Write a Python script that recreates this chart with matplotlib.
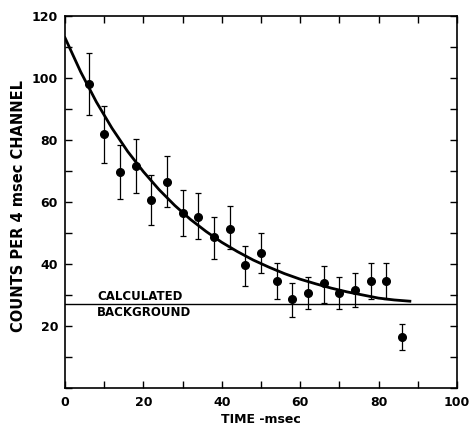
import numpy as np
import matplotlib.pyplot as plt

# measured counts, one point per 4 msec channel
time_ms = [6, 10, 14, 18, 22, 26, 30, 34, 38, 42, 46, 50, 54, 58, 62, 66, 70, 74, 78, 82, 86]
counts = [98, 82, 69.6, 71.6, 60.6, 66.5, 56.5, 55.3, 48.6, 51.4, 39.6, 43.6, 34.6, 28.6, 30.5,
          33.8, 30.5, 31.6, 34.6, 34.4, 16.5]
err_lo = [10, 9.3, 8.6, 8.6, 8.0, 8.0, 7.5, 7.3, 6.9, 6.4, 6.6, 6.6, 6.0, 5.6, 5.1,
          6.3, 5.1, 5.6, 6.0, 5.8, 4.2]
err_hi = [10, 8.9, 8.8, 8.6, 8.1, 8.3, 7.5, 7.7, 6.7, 7.3, 6.2, 6.3, 5.8, 5.4, 5.4,
          5.6, 5.4, 5.6, 5.8, 6.0, 4.1]

# fitted decay curve
curve_t = [0, 4, 8, 12, 16, 20, 24, 28, 32, 36, 40, 44, 48, 52, 56, 60, 64, 68, 72, 76, 80, 84, 88]
curve_y = [113, 102, 92.3, 83.8, 76.3, 69.8, 64.0, 58.9, 54.4, 50.5, 47.0, 44.0, 41.3, 39.0,
           36.9, 35.1, 33.6, 32.2, 31.0, 30.0, 29.0, 28.4, 28.0]

background = 27.0

plt.rcParams['font.family'] = 'DejaVu Sans'
plt.rcParams['font.weight'] = 'bold'

fig = plt.figure(figsize=(4.72, 4.28), dpi=100)
ax = fig.add_axes([0.1377, 0.0935, 0.8303, 0.869])

ax.plot(curve_t, curve_y, color='black', lw=2.0)
ax.axhline(background, color='black', lw=1.0)
ax.errorbar(time_ms, counts, yerr=[err_lo, err_hi], fmt='o', color='black',
            ms=5.5, elinewidth=0.9, capsize=2.2, capthick=0.9)

ax.text(8.2, 29.6, "CALCULATED", fontsize=8.5, fontweight='bold', va='center')
ax.text(8.2, 24.2, "BACKGROUND", fontsize=8.5, fontweight='bold', va='center')

ax.set_xlim(0, 100)
ax.set_ylim(0, 120)
ax.set_xticks(np.arange(0, 101, 20))
ax.set_xticks(np.arange(0, 101, 10), minor=True)
ax.set_yticks(np.arange(20, 121, 20))
ax.set_yticks(np.arange(0, 121, 10), minor=True)
ax.tick_params(which='both', direction='in', top=True, right=True, length=5, width=1.0,
               labelsize=9)
ax.tick_params(axis='x', pad=6)
ax.tick_params(axis='y', pad=5)
for lab in ax.get_xticklabels() + ax.get_yticklabels():
    lab.set_fontweight('bold')
for s in ax.spines.values():
    s.set_linewidth(1.2)

ax.set_xlabel("TIME -msec", fontsize=9, fontweight='bold', labelpad=3)
ax.set_ylabel("COUNTS PER 4 msec CHANNEL", fontsize=10.5, fontweight='bold')
ax.yaxis.set_label_coords(-0.10, 0.49)

fig.savefig("out.png", dpi=100)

◆ ◆ ◆

◆ Written problem:
Return the whole listing, word for word, and leave out every picture.

◆ The reply:
Write a Python script that recreates this chart with matplotlib.
import numpy as np
import matplotlib.pyplot as plt

# measured counts, one point per 4 msec channel
time_ms = [6, 10, 14, 18, 22, 26, 30, 34, 38, 42, 46, 50, 54, 58, 62, 66, 70, 74, 78, 82, 86]
counts = [98, 82, 69.6, 71.6, 60.6, 66.5, 56.5, 55.3, 48.6, 51.4, 39.6, 43.6, 34.6, 28.6, 30.5,
          33.8, 30.5, 31.6, 34.6, 34.4, 16.5]
err_lo = [10, 9.3, 8.6, 8.6, 8.0, 8.0, 7.5, 7.3, 6.9, 6.4, 6.6, 6.6, 6.0, 5.6, 5.1,
          6.3, 5.1, 5.6, 6.0, 5.8, 4.2]
err_hi = [10, 8.9, 8.8, 8.6, 8.1, 8.3, 7.5, 7.7, 6.7, 7.3, 6.2, 6.3, 5.8, 5.4, 5.4,
          5.6, 5.4, 5.6, 5.8, 6.0, 4.1]

# fitted decay curve
curve_t = [0, 4, 8, 12, 16, 20, 24, 28, 32, 36, 40, 44, 48, 52, 56, 60, 64, 68, 72, 76, 80, 84, 88]
curve_y = [113, 102, 92.3, 83.8, 76.3, 69.8, 64.0, 58.9, 54.4, 50.5, 47.0, 44.0, 41.3, 39.0,
           36.9, 35.1, 33.6, 32.2, 31.0, 30.0, 29.0, 28.4, 28.0]

background = 27.0

plt.rcParams['font.family'] = 'DejaVu Sans'
plt.rcParams['font.weight'] = 'bold'

fig = plt.figure(figsize=(4.72, 4.28), dpi=100)
ax = fig.add_axes([0.1377, 0.0935, 0.8303, 0.869])

ax.plot(curve_t, curve_y, color='black', lw=2.0)
ax.axhline(background, color='black', lw=1.0)
ax.errorbar(time_ms, counts, yerr=[err_lo, err_hi], fmt='o', color='black',
            ms=5.5, elinewidth=0.9, capsize=2.2, capthick=0.9)

ax.text(8.2, 29.6, "CALCULATED", fontsize=8.5, fontweight='bold', va='center')
ax.text(8.2, 24.2, "BACKGROUND", fontsize=8.5, fontweight='bold', va='center')

ax.set_xlim(0, 100)
ax.set_ylim(0, 120)
ax.set_xticks(np.arange(0, 101, 20))
ax.set_xticks(np.arange(0, 101, 10), minor=True)
ax.set_yticks(np.arange(20, 121, 20))
ax.set_yticks(np.arange(0, 121, 10), minor=True)
ax.tick_params(which='both', direction='in', top=True, right=True, length=5, width=1.0,
               labelsize=9)
ax.tick_params(axis='x', pad=6)
ax.tick_params(axis='y', pad=5)
for lab in ax.get_xticklabels() + ax.get_yticklabels():
    lab.set_fontweight('bold')
for s in ax.spines.values():
    s.set_linewidth(1.2)

ax.set_xlabel("TIME -msec", fontsize=9, fontweight='bold', labelpad=3)
ax.set_ylabel("COUNTS PER 4 msec CHANNEL", fontsize=10.5, fontweight='bold')
ax.yaxis.set_label_coords(-0.10, 0.49)

fig.savefig("out.png", dpi=100)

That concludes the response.